WOW, this 300th post kind of sneaked up on me. In my mind, I was somewhere past 200 posts in this blog, sharing the more interesting parts of my whisky journey. But the 200th post was published on February 14th, 2015 (we tasted the Aultmore 21), and here we are at another milestone.
Again, let me thank you for sharing this journey with me. I love your feedback, comments and emails, and really look forward to hearing your thoughts, opinions and comments through any media. Granted, the journey is personal, but we’re all on the same trail.
I have accumulated eight tastings of Port Ellen upon which I have yet to write, and will use this festive opportunity to go share them. This series will take us through the Jewish new year five day weekend beginning this Friday, and give us time for one more tasting flight before I travel to Scotland and London for the annual Whisky Show.
This is a 1978 Signatory Vintage bottling. 1978 was also popular with the official Special Releases, as four of the 14 official releases are of this vintage. This Port Ellen is one of the most challenging drams I’ve had, as it fights you on every turn. It’s very closed and unyielding, and takes quite a bit of water and time until it “plays ball”. When it does, it’s pretty nice, but even then there’s something reluctant about it. It seems like this one would require a lot more than a dram to fall in love with, or even to develop a serious relationship with.
Signatory Vintage 1978 Port Ellen, 23 Years Old, Distilled 5.9.1978, Bottled 8.2.2002, Refill Sherry Butt 5268, Yielding 564 Bottles (59% ABV, NCF, NC)
Appearance: Gold, with very thin and slow forming legs running reluctantly down the glass.
Nose: Not very enticing at first. Some mild wet peat, distant sweetness and vinegar with some wood spice. The nose is very shy and needs water.
Water brings out a little more of the sherry sweetness with pepper, cinnamon, a distant baking pound cake and peat. The whisky is now borderline piney. I set the glass aside (covered) for about a twenty minutes, at which point I let out a big Richard Paterson “haloooooo”: Now the peat and sherry take center stage with faint cereals in the background.
Palate: Fizzy peat, bitter citrus, hints of Christmas cake, faint notes of sherry with a peppery punch and a hint of rosemary.
Linger: Pepper in the back of the throat, bitterness in the mouth with a tiny hint of sweetness and quite a bit of dry tartness on the insides of the cheeks. The linger is not overly long.
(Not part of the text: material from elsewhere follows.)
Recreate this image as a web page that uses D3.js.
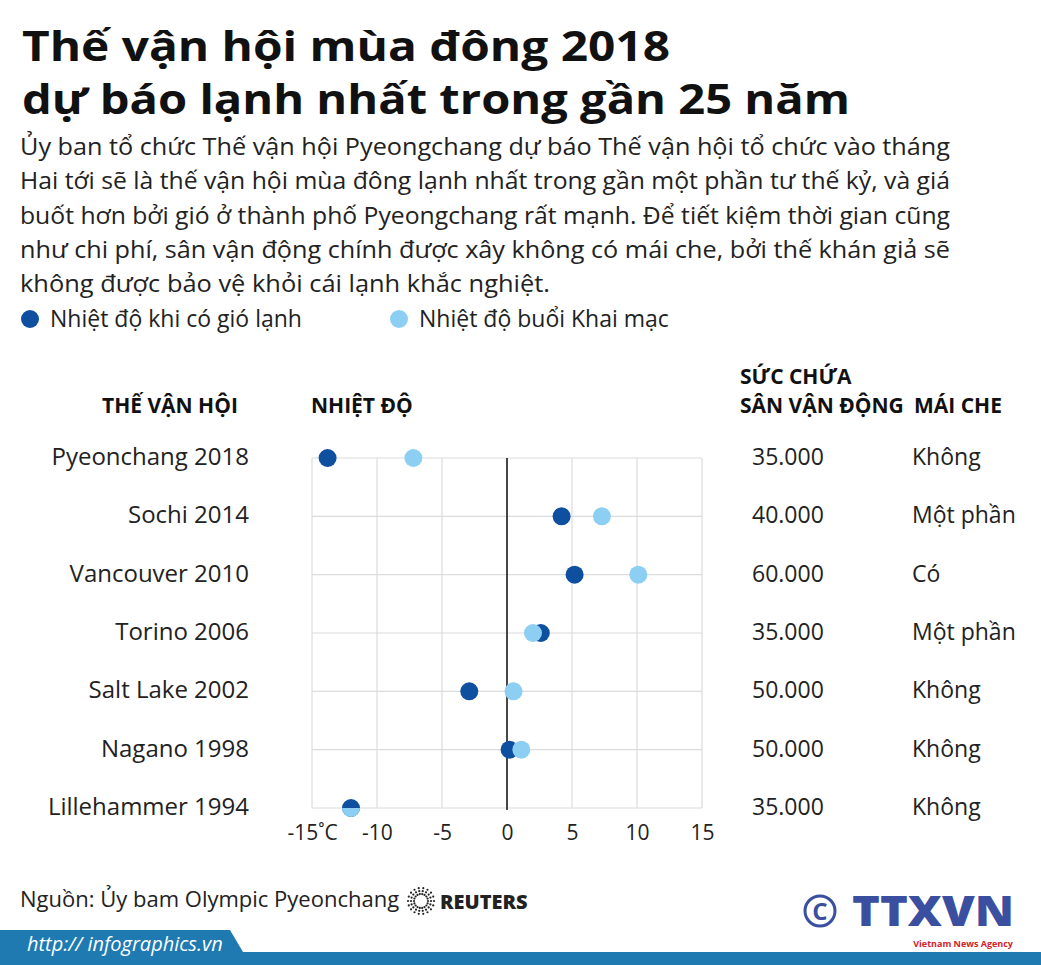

This is one that will challenge you at every turn. At start, you’ll struggle to get anything beyond the uninviting closed nose and it takes a lot of coaxing to get the dram to open. Even when it does, it does so reluctantly to reveal a lot of complexity and different layers. Do not pour if you don’t have a solid hour to spend with it….
This Port Ellen was shared with me by my friend and Malt and Oak guest blogger Henrik, Kippis!!